Objective
All the data must come back unchanged, except that pictures are left out.

------------------------------------------------------------------------

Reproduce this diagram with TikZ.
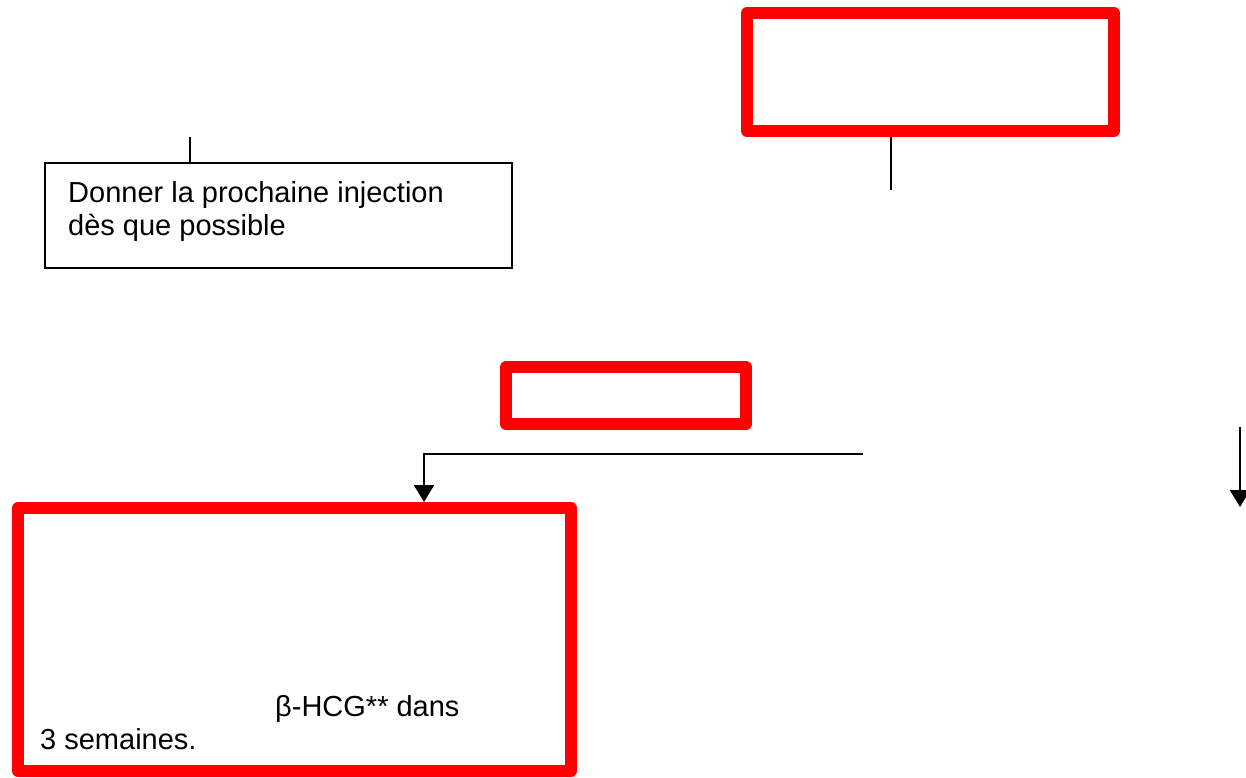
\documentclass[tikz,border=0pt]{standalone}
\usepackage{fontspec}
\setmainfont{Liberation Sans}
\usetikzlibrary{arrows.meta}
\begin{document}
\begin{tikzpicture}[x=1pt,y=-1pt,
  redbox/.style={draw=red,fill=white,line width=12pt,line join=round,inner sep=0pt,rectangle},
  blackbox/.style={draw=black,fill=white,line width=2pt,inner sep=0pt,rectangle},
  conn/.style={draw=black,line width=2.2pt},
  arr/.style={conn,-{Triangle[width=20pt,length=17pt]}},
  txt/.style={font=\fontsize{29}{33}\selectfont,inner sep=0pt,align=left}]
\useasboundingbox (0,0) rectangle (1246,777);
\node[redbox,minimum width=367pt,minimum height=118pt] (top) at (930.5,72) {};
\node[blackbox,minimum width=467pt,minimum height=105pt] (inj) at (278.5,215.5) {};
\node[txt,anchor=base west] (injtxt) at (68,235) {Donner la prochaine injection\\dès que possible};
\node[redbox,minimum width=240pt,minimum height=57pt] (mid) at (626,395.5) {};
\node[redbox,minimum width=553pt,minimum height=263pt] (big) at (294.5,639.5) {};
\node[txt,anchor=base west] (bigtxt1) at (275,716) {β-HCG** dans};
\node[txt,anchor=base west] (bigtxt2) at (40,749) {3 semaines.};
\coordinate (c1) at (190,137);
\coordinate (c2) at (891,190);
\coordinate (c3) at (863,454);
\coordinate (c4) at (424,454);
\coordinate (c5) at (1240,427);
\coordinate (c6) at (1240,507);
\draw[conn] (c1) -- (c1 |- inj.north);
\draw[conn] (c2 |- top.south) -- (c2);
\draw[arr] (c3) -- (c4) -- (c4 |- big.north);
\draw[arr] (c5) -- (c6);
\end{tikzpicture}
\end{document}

------------------------------------------------------------------------

Answer for this exercise
Reproduce this diagram with TikZ.
\documentclass[tikz,border=0pt]{standalone}
\usepackage{fontspec}
\setmainfont{Liberation Sans}
\usetikzlibrary{arrows.meta}
\begin{document}
\begin{tikzpicture}[x=1pt,y=-1pt,
  redbox/.style={draw=red,fill=white,line width=12pt,line join=round,inner sep=0pt,rectangle},
  blackbox/.style={draw=black,fill=white,line width=2pt,inner sep=0pt,rectangle},
  conn/.style={draw=black,line width=2.2pt},
  arr/.style={conn,-{Triangle[width=20pt,length=17pt]}},
  txt/.style={font=\fontsize{29}{33}\selectfont,inner sep=0pt,align=left}]
\useasboundingbox (0,0) rectangle (1246,777);
\node[redbox,minimum width=367pt,minimum height=118pt] (top) at (930.5,72) {};
\node[blackbox,minimum width=467pt,minimum height=105pt] (inj) at (278.5,215.5) {};
\node[txt,anchor=base west] (injtxt) at (68,235) {Donner la prochaine injection\\dès que possible};
\node[redbox,minimum width=240pt,minimum height=57pt] (mid) at (626,395.5) {};
\node[redbox,minimum width=553pt,minimum height=263pt] (big) at (294.5,639.5) {};
\node[txt,anchor=base west] (bigtxt1) at (275,716) {β-HCG** dans};
\node[txt,anchor=base west] (bigtxt2) at (40,749) {3 semaines.};
\coordinate (c1) at (190,137);
\coordinate (c2) at (891,190);
\coordinate (c3) at (863,454);
\coordinate (c4) at (424,454);
\coordinate (c5) at (1240,427);
\coordinate (c6) at (1240,507);
\draw[conn] (c1) -- (c1 |- inj.north);
\draw[conn] (c2 |- top.south) -- (c2);
\draw[arr] (c3) -- (c4) -- (c4 |- big.north);
\draw[arr] (c5) -- (c6);
\end{tikzpicture}
\end{document}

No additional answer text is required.